PAR Releases Report on Innovation in Louisiana
Posted: 03/30/2015
The Public Affairs Research Council of Louisiana has released a new research report, “Innovation in Louisiana: Maximizing Investment in University Research to Promote a Knowledge-Based Economy.” The report examines the state of university research and development in Louisiana and makes recommendations to state leaders, higher education officials and businesses to foster a better environment for innovation.
The state and its metro regions can, and should, join the ranks of other areas across the nation and around the world with diverse economies built on creative human capital and innovation. These are factors linked to quality job growth and regional economic prosperity. That kind of success must be nourished by universities with well developed cultures that promote enterprising research and development programs and maintain a strong focus on economic development.
“A great deal is asked of our universities these days. They are expected to offer diverse and solid academic environments, degree programs relevant to the Louisiana workplace and world-class research, all with diminishing finances,” PAR President Robert Travis Scott said. “That is why the recommendations in this report are both important and realistic. Better leveraging of existing research funding is critical. Also, universities and their local economies can benefit by elevating the role of university research foundations to bring ideas to the marketplace.”
Although the state and its colleges rank poorly on many key innovation metrics, Louisiana is in fact only a few steps off the right path toward becoming a relatively high-performance player in the new competitive world of university R&D. Leaders and innovators across Louisiana have begun to break down old walls and implement forward-thinking strategies to build creative and relevant programs with strong implications for economic development. New leaders in Louisiana higher education are attuned to the needs for change. Critical financial resources, even in these difficult budgetary times, are readily available. Now is the time for university, government and business leaders to take Louisiana to the next level.
This PAR report makes the case for why innovation matters in Louisiana and focuses on two major elements: the intellectual infrastructure in our universities and the mechanisms for knowledge transfer into the economy. PAR’s report offers an independent and statewide analysis; it is both more critical and more optimistic than many studies conducted in the past by the actors themselves or studies restricted to a regional or institutional level.

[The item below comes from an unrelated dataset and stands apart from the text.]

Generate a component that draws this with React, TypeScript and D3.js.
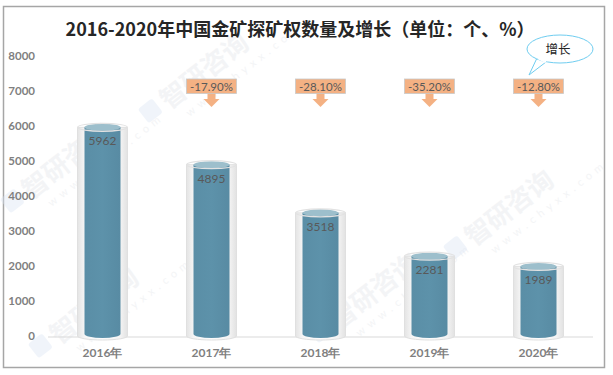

The report reviews the characteristics of a strong innovation environment, including strong leadership that values partnerships, world-class research in areas of importance to industry clusters, and prominent faculty. Universities also need tools, programs, and resources to move research and inventions into the market.
Most universities in Louisiana historically have lacked some or all of these traits, which is reflected in R&D performance and rankings. The outputs from R&D at Louisiana universities have been disappointingly low, even when adjusted for the amount of research dollars invested. Chapter Two of the report takes an in-depth look at the various measurements for state and university R&D performance and the trends leading to a more innovation-driven economy. No single metric can capture the whole story, but what emerges is a clear picture that the state and its schools overall do not stack up well nationally or regionally.
To its advantage, Louisiana has a strong legal foundation for R&D investment, nationally recognized tax incentives and several pockets of excellence, including Louisiana Tech’s nationally recognized programs for cyber-engineering and cybersecurity, the University of Louisiana at Lafayette’s NSF Center for Visual and Decision Informatics and the LSU Engineering school partnership with IBM. Chapter Three relates these underappreciated success stories and uses these examples to demonstrate the formulas, cultures and practices that lead to success and that should be emulated.
Chapter Four provides a detailed critique of Louisiana’s use of innovation resources, in particular the Board of Regents Support Fund. Louisiana has the capacity to fund additional and more targeted R&D through the constitutionally dedicated Support Fund, which delivers more than $23 million annually in dedicated financing. Unfortunately, the funds are dispersed across nine programs and fail to target particular research priorities. This chapter analyzes how this fund is being underutilized based on 30-year-old guidelines that cherish small awards thinly spread to public and private colleges across the state. The opportunity cost is evident: Over the same period and with similar state financial resources, Georgia has developed a national model for a university research support program called the Georgia Research Alliance.
Chapter Five makes 46 specific recommendations for progress and encourages the adoption of new principles and a better culture of innovation. The recommendations are tailored specifically in messages to the governor and executive branch, the Legislature, the Board of Regents, the university systems and business and industry. Each of these sectors of influence has a job to do.
With so many economic, educational and political developments occurring in Louisiana, the subject of innovation policy may seem like a small, niche issue of no real concern to the general public. In fact, it is one of the most critical policy and program areas influencing the future of the state. Louisiana’s innovation policy will determine whether the economy of the state – and its metropolitan areas in particular – will be structured for growth and competition for the rest of the 21st Century.